Let us consider a set of

N = 5

samples

T^{'} = {(x_{1}, m_{1}), (x_{2}, m_{2}), (x_{3}, m_{3}), (x_{4}, m_{4}), (x_{5}, m_{5})}

with evidential membership regarding a set of

M = 3

classes

Ω = {ω_{1}, ω_{2}, ω_{3}}

. Mass functions for each sample are given in Table 2. They illustrate various situations: the case of sample

x_{1}

corresponds to the situation of probabilistic uncertainty (

m_{1}

is Bayesian), whereas the case of sample

x_{2}

corresponds to the situation of imprecision (

m_{2}

is categorical); the class of sample

x_{3}

is known with precision and certainty (

m_{3}

is certain), whereas the class of sample

x_{4}

is completely unknown (

m_{4}

is vacuous); finally, the mass function

m_{5}

models the general situation where the class of sample

x_{5}

is both imprecise and uncertain.

As illustrated in the above example, the evidential membership is a powerful model to represent the imprecise and uncertain information existing in the training samples. In the following part, we will study how to edit each training sample with the evidential membership.

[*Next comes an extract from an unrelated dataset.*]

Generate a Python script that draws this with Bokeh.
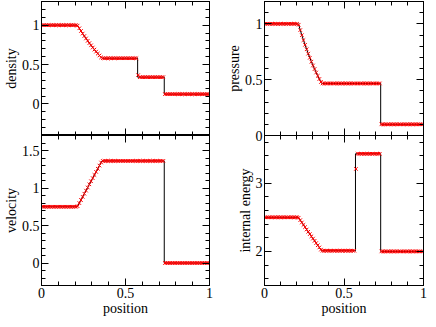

3.2. Evidential Editing Algorithm

For each training sample

x_{i}

,

i = 1, 2, \dots, N

, we denote the leave-it-out training set as

T_{i} = T ∖ {(x_{i}, ω^{(i)})}

,

i = 1, 2, \dots, N

. Now, we will show how the evidential editing procedure works for one training sample

x_{i}

based on the other samples contained in

T_{i}

. The evidence modeling method developed in [34] is used here to generate a mass function for each neighbor

x_{j}

regarding the class membership of

x_{i}

as:

\{\begin{matrix} m_{i} ({ω_{q}} ∣ x_{j}) & = & α ϕ_{q} (d_{i j}) \\ m_{i} (Ω ∣ x_{j}) & = & 1 - α ϕ_{q} (d_{i j}) \\ m_{i} (A ∣ x_{j}) & = & 0, \forall A \in 2^{Ω} ∖ {{ω_{q}}, Ω}, \end{matrix}

(8)

where

d_{i j} = d (x_{i}, x_{j})

,

ω_{q}

is the class label of

x_{j}

(i.e.,

ω^{(j)} = ω_{q}

), and

α

is a parameter such that

0 < α < 1

. A recommended value of

α = 0.95

can be used to obtain good results on average, and a good choice for

ϕ_{q}

is:

ϕ_{q} (d) = exp (- γ_{q} d^{2}),

(9)

where

γ_{q}

is a positive parameter associated with class

ω_{q}

, and it can be set to the inverse of the mean squared distance between training samples belonging to class

ω_{q}

heuristically.

Based on the distance

d (x_{i}, x_{j})

, we first select

k_{e d i t}

nearest neighbors of

x_{i}

in training set

T_{i}

and construct the corresponding

k_{e d i t}

mass functions according to the above way. These

k_{e d i t}

mass functions are then combined to form a resulting mass function

m_{i}

, synthesizing the final evidential membership regarding the class of

x_{i}

. Considering the different degrees of conflict among the constructed mass functions, we developed a hierarchical combination process that is carried out at two levels: intra-class combination and inter-class combination.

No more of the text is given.